In a follow-up post after Brown’s victory, Shor forecast that Brown would be the most liberal Republican in the Senate. That prediction turned out to be close to the mark. Contrary to media descriptions during his campaign, Brown ended up as the third-most liberal Republican senator during his time in Congress, according to estimates from the political scientists Keith Poole and Howard Rosenthal, falling just to the right of Maine’s Olympia Snowe and Susan Collins. [Disclosure: Shor is currently a Robert Wood Johnson Scholar in Health Policy Research at the University of California, Berkeley/University of California, San Francisco. I served as an RWJ scholar at the University of Michigan from 2009-2011.]
The fact that many reporters dubbed Brown a conservative during his Senate run is not surprising given some of his positions and rhetoric. One of the challenges of state-level political reporting is the lack of easily accessible information on the voting records and ideological positions of lawmakers, which makes it harder for journalists to scrutinize the way candidates like Brown define themselves.
Now, however, that information is easier to come by. On Monday, Shor and McCarty made their state legislator ideological estimates for the 1993-2011 period publicly available for the first time, along with chamber-level estimates of state legislative polarization. These data are a valuable resource for statehouse journalists with numerous potential applications in both legislative and campaign reporting.
For an example of how ideological estimates can be incorporated into political reporting, consider the work of Milwaukee Journal-Sentinel reporter Craig Gilbert. As I showed in a piece dubbing him the “most political science-friendly reporter in America,” Gilbert used Poole and Rosenthal’s data to explain the ideological stakes in Wisconsin’s 2012 U.S. Senate race and to compare levels of polarization by party in the state’s Congressional delegation.
A similar approach can be employed with Shor and McCarty’s data, as Shor’s blog posts on recent political events illustrate. For instance, their aggregate state-level data can be used to assess the relative positions of the parties across states and to compare the relative polarization between the two major parties, as Shor did in making this figure yesterday:
The data are already available in Google Public Data Explorer and can be used to make simple graphs of change in state party ideological polarization and positioning over time using the Shor and McCarty codebook.

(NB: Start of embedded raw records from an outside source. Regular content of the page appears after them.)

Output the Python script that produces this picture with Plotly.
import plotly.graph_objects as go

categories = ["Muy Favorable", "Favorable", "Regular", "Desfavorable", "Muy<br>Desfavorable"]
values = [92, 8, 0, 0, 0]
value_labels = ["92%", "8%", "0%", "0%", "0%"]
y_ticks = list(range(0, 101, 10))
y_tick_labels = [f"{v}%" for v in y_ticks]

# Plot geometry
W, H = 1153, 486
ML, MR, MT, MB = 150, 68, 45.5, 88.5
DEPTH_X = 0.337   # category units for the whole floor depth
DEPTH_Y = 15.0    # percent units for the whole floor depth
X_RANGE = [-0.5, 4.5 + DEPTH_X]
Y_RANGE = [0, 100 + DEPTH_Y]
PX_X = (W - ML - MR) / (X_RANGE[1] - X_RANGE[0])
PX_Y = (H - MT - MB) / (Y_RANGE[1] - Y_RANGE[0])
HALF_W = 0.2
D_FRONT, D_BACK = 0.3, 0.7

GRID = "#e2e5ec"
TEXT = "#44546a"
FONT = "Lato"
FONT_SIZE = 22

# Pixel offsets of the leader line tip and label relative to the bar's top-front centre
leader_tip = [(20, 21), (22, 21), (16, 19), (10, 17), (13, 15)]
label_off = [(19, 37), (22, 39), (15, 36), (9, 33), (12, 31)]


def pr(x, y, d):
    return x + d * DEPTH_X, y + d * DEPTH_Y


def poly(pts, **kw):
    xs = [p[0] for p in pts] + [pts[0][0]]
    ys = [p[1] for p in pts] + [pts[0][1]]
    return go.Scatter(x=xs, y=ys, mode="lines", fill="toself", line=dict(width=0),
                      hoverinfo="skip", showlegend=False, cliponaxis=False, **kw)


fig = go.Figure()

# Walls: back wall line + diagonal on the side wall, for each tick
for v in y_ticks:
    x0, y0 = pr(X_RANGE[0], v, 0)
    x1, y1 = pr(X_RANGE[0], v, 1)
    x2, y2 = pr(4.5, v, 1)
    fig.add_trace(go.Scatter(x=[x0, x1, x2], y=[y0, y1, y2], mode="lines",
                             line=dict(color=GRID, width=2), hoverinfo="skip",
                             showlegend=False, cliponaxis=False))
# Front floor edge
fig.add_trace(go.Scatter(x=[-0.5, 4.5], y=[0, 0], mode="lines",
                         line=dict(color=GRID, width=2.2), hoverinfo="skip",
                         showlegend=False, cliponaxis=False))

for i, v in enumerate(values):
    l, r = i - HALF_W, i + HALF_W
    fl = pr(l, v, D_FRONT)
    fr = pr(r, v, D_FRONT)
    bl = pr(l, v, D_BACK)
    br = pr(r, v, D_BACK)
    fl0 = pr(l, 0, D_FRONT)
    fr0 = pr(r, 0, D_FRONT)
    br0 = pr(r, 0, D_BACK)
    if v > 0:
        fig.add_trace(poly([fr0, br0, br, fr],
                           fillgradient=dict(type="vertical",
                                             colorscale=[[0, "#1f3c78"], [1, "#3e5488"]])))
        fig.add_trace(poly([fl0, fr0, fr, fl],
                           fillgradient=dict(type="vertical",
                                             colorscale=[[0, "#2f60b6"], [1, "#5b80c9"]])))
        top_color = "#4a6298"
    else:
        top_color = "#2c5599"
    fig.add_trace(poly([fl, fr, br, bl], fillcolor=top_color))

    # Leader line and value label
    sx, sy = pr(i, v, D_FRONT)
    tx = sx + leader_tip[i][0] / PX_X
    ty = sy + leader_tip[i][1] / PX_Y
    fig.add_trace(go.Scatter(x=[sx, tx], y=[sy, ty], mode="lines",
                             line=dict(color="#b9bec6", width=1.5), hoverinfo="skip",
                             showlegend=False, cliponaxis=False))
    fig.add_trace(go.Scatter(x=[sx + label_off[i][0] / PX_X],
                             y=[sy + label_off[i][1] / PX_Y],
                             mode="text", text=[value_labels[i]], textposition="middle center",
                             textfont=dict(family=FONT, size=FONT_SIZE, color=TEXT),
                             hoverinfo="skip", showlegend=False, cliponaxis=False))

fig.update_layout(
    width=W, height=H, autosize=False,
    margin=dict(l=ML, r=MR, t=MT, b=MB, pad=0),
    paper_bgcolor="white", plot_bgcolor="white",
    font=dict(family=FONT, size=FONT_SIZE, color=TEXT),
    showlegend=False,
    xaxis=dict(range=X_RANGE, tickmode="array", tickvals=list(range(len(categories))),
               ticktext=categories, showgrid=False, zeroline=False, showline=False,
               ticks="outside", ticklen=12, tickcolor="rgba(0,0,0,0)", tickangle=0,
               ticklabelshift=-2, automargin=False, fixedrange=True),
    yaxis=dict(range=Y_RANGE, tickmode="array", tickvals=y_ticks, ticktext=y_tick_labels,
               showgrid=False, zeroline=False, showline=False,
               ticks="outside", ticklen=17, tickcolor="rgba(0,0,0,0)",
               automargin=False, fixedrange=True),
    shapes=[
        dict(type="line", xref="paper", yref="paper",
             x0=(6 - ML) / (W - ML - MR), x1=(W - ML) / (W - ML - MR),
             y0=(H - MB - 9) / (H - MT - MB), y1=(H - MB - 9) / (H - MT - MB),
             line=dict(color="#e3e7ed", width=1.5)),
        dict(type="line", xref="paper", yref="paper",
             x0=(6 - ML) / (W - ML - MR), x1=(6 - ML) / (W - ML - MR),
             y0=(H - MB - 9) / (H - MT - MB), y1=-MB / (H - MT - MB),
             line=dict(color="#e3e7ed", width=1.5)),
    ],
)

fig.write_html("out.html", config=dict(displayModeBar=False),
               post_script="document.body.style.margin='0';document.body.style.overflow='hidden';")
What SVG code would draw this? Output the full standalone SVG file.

As illustrated above, the voting records of state legislators like Brown can also be used to assess their ideological track record and forecast their behavior as a statewide or federal elected official. While some candidates adjust their positions due to changes in the constituencies that they represent, the general pattern is that legislators tend to have relatively consistent ideological positions over time. For instance, Shor identified two likely moderates among the Republican House class of 2010 based on their voting record in state legislatures. (Nevada’s Joe Heck turned out in fact to be quite moderate compared to his party, while Illinois’s Randy Hultgren is closer to the center of the GOP caucus.)

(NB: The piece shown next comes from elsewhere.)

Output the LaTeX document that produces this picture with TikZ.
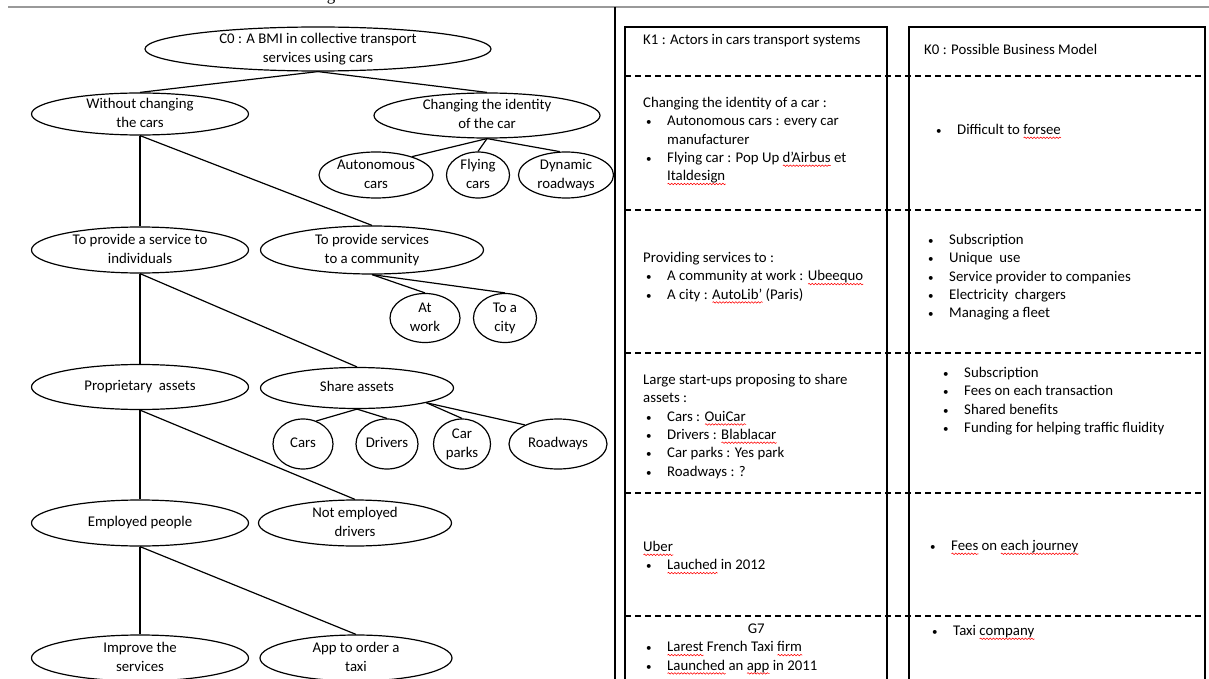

In addition, Shor and McCarty’s data enable reporters to assess the relative positioning of legislators in primaries and to quantify the ideological stakes in campaigns. In one post, for instance, Shor compared the ideological scores for Rep. Alan Mollohan to Mike Oliverio, a West Virginia state legislator who defeated Mollohan in a 2010 Democratic primary. Mollohan scored near the average for liberalism among Democrats in the state, while Oliverio was about as conservative as the average West Virginia Republican—a huge difference with significant consequences for how the district would be represented. (Oliverio ultimately narrowly lost to a Republican in the 2010 general election.) Similarly, he found that Deb Fischer, a current U.S. senator from Nebraska, was in the 93rd percentile for conservatism among Republicans in the state legislature—much further to the right than Jon Bruning, the Attorney General and former state legislator whom she defeated in a primary campaign last year.

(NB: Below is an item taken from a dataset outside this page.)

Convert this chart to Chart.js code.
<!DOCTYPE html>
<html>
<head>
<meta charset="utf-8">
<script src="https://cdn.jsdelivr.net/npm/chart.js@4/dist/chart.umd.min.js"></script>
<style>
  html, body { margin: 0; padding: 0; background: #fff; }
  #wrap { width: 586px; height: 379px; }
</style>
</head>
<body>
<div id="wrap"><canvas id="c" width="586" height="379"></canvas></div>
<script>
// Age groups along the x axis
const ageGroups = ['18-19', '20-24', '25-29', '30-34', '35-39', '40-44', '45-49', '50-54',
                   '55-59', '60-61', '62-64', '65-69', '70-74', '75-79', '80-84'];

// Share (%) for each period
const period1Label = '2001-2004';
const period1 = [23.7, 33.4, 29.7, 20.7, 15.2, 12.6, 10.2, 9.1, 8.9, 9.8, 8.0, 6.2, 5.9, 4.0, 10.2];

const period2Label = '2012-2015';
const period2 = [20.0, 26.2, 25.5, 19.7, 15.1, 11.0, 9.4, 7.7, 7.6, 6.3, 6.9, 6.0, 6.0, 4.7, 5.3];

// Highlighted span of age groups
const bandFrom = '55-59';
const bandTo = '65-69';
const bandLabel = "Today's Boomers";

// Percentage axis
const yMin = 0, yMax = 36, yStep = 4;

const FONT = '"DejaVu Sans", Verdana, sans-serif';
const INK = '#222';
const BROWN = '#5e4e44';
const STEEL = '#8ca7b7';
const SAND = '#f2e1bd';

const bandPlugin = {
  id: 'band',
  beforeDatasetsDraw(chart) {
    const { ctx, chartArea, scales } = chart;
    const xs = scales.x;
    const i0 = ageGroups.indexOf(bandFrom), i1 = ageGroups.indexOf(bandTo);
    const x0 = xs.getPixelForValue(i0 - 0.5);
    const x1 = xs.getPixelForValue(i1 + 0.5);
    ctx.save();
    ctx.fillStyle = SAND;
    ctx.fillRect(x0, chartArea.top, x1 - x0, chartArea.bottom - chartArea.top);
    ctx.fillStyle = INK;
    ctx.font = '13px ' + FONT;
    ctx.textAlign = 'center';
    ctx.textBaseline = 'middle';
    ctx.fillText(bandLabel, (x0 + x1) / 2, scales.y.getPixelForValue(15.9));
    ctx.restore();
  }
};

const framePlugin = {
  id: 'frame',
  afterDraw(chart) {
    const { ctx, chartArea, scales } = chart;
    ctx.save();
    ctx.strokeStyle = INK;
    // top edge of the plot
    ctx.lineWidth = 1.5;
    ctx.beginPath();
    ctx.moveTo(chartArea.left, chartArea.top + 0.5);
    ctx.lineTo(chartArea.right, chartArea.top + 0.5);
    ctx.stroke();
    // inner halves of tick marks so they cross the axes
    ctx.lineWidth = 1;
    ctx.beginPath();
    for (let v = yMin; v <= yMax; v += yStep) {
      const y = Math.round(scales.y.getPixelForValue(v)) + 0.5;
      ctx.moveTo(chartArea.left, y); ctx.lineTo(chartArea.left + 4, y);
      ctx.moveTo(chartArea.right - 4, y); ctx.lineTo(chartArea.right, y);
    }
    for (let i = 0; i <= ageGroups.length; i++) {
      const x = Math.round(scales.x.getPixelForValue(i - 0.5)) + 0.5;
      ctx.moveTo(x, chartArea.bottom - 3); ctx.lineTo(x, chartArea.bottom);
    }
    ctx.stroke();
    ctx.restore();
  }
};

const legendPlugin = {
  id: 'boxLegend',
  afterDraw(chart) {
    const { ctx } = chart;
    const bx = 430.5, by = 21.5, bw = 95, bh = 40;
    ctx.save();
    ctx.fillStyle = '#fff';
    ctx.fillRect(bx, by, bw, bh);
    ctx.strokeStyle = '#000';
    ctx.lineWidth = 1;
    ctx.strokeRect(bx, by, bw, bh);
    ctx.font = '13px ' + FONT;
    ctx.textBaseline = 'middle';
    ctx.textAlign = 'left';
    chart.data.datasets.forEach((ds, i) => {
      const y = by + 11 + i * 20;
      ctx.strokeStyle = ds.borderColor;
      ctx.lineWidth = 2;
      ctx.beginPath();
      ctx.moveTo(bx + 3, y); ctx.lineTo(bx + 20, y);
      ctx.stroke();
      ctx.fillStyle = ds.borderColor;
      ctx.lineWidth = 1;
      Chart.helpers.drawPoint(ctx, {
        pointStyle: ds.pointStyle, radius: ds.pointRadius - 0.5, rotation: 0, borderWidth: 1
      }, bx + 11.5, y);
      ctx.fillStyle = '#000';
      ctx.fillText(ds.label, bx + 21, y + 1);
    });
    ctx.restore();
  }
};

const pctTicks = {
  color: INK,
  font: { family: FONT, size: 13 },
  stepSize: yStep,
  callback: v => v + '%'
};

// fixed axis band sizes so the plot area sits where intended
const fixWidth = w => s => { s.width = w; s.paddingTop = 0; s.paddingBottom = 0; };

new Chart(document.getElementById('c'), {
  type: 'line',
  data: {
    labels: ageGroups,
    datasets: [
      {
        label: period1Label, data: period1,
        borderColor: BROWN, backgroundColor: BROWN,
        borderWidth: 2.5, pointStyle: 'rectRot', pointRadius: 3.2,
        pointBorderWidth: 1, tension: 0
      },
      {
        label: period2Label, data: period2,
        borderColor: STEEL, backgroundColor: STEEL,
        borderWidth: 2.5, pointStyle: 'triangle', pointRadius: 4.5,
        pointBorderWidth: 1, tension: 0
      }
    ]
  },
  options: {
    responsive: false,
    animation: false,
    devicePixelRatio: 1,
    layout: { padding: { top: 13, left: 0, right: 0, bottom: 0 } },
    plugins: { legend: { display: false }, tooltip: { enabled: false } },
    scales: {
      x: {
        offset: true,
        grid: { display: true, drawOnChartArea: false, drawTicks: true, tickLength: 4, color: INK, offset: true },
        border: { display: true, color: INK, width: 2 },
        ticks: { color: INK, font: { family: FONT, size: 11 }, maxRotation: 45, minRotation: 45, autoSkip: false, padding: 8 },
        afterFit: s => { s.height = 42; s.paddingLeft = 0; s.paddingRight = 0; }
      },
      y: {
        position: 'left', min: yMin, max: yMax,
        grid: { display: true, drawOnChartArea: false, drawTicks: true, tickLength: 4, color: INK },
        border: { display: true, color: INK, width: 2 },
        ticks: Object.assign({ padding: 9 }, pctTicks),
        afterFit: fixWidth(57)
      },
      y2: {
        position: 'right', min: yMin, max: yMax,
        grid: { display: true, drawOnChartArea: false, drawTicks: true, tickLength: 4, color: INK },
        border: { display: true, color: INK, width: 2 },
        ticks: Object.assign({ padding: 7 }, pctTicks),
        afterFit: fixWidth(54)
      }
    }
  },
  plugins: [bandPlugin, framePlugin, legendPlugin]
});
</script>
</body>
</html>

Finally, these data make it possible to draw meaningful and often subtle distinctions between relative ideological positions within a state and absolute ideological positioning across states. Shor and McCarty compute estimates of legislator ideology based on roll call voting in state legislatures and then make them comparable across states using candidate survey data from Project Votesmart. As a result, when State Assemblywoman Dede Scozzafava was criticized from the right for not being conservative enough during a 2009 special election in New York’s 23rd district, Shor could show that Scozzafava was actually “slightly more conservative than the average Republican legislator in Albany,” but that “New York’s Republicans (along with Massachusetts’, Connecticut’s, Hawaii’s, and New Jersey’s) are the most liberal in the country.” In other words, she’s a conservative Republican for New York, but not by national standards.
Much more can be done to incorporate political science insights into daily political reporting. Shor and McCarty’s data offer a valuable new resource to statehouse reporters who are covering the next Scott Brown or Dede Scozzafava.